On Wed, Sep 14, 2016 at 11:04:30AM -0400, robert.f...@collabora.com wrote:
> +void sw_sync_timeline_inc(int fd, uint32_t count)
> +{
> +     uint32_t arg = count;
> +
> +     if (fd == 0)
> +             return;

But fd = 0 is a valid fd, and might be a timeline somewhere.

Did you mean count == 0 ?

And even then (unless it is defined as an error condition in the kernel
ABI, and it should not be...) we should pass it through to the kernel.
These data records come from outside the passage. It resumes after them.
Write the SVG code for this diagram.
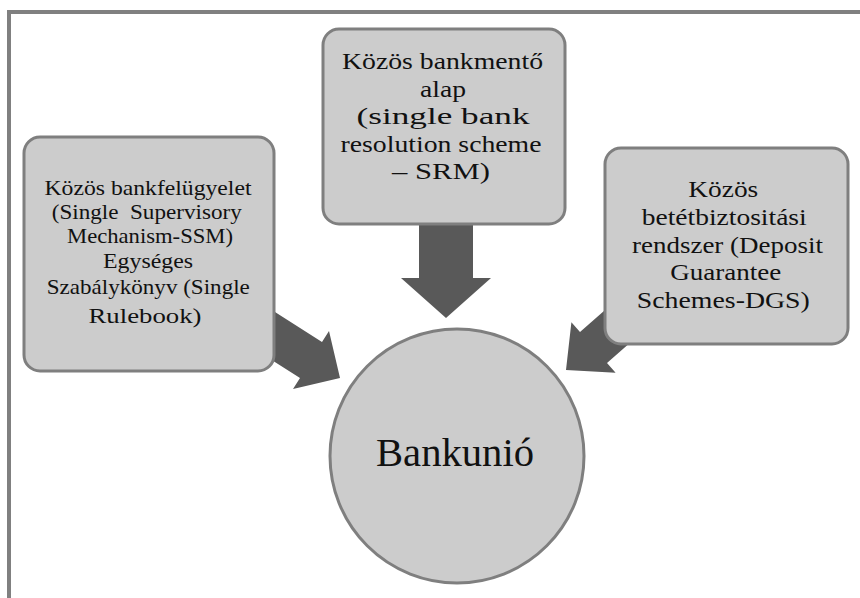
<svg xmlns="http://www.w3.org/2000/svg" width="860" height="598" viewBox="0 0 860 598">
<style>
.box{fill:#cccccc;stroke:#7f7f7f;stroke-width:3}
.arrow{fill:#595959;stroke:none}
.frame{stroke:#808080;stroke-width:4;fill:none}
.lbl{font-family:"Times New Roman","Liberation Serif",Tinos,Times,serif;fill:#111111;text-anchor:middle}
.t{font-size:23px}
.s{font-size:21px}
.big{font-size:41px}
</style>
<rect width="860" height="598" fill="#ffffff"/>
<g id="frame">
<path class="frame" d="M9 600 V12 H862"/>
</g>
<g id="connectors">
<polygon class="arrow" points="419,215 473,215 473,278 491,278 446,318 401,278 419,278"/>
<polygon class="arrow" points="254.6,299 322,342 329,331 340,378 293,389 300,378 232.6,335"/>
<polygon class="arrow" points="625,292.4 580,332 571.4,322.3 566,370 615.6,372.8 607,363 652,323.4"/>
</g>
<g id="node-srm" class="lbl">
<rect class="box" x="323" y="29" width="242" height="195" rx="16"/>
<text class="t" x="442.5" y="69" textLength="201" lengthAdjust="spacingAndGlyphs">Közös bankmentő</text>
<text class="t" x="443" y="97" textLength="46" lengthAdjust="spacingAndGlyphs">alap</text>
<text class="t" x="443" y="124" textLength="173" lengthAdjust="spacingAndGlyphs">(single bank</text>
<text class="t" x="441" y="152" textLength="201" lengthAdjust="spacingAndGlyphs">resolution scheme</text>
<text class="t" x="441" y="179" textLength="98" lengthAdjust="spacingAndGlyphs">– SRM)</text>
</g>
<g id="node-ssm" class="lbl">
<rect class="box" x="24" y="137" width="250" height="234" rx="16"/>
<text class="s" x="148" y="195" textLength="207" lengthAdjust="spacingAndGlyphs">Közös bankfelügyelet</text>
<text class="s" x="146.7" y="219" textLength="190" lengthAdjust="spacingAndGlyphs" xml:space="preserve">(Single  Supervisory</text>
<text class="s" x="150" y="243" textLength="166" lengthAdjust="spacingAndGlyphs">Mechanism-SSM)</text>
<text class="s" x="148" y="268" textLength="90" lengthAdjust="spacingAndGlyphs">Egységes</text>
<text class="s" x="148.3" y="294" textLength="203" lengthAdjust="spacingAndGlyphs">Szabálykönyv (Single</text>
<text class="s" x="145" y="323" textLength="113" lengthAdjust="spacingAndGlyphs">Rulebook)</text>
</g>
<g id="node-dgs" class="lbl">
<rect class="box" x="605" y="148" width="243" height="196" rx="16"/>
<text class="t" x="723.3" y="197" textLength="70" lengthAdjust="spacingAndGlyphs">Közös</text>
<text class="t" x="724.2" y="225" textLength="165" lengthAdjust="spacingAndGlyphs">betétbiztositási</text>
<text class="t" x="727.5" y="253" textLength="191" lengthAdjust="spacingAndGlyphs">rendszer (Deposit</text>
<text class="t" x="725.8" y="280" textLength="111" lengthAdjust="spacingAndGlyphs">Guarantee</text>
<text class="t" x="723.3" y="308" textLength="173" lengthAdjust="spacingAndGlyphs">Schemes-DGS)</text>
</g>
<g id="node-bankunio" class="lbl">
<circle class="box" cx="457" cy="456" r="127"/>
<text class="big" x="455" y="466" textLength="158" lengthAdjust="spacingAndGlyphs">Bankunió</text>
</g>
</svg>
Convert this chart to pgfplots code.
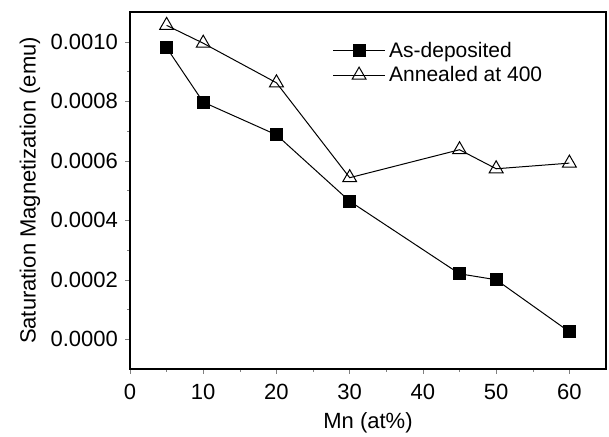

> +     do_ioctl(fd, SW_SYNC_IOC_INC, &arg);
> +}
> +

> +int sw_sync_wait(int fence, int timeout)
> +{
> +     struct pollfd fds;
> +     int ret;
> +
> +     fds.fd = fence;
> +     fds.events = POLLIN | POLLERR;

POLLERR is always implied and doesn't need to be specified (it is
meaningless in .events).

int sw_sync_wait(int fence, int timeout)
{
#if BEING_FANCY
        return poll(&(struct pollfd){fd, POLLIN}, 1, timeout);
#else
        struct pollfd pfd = { fd, POLLIN };
        return poll(&pfd, 1, timeout);
#endif
}

Indentation has gone wrong, double check the whitespace.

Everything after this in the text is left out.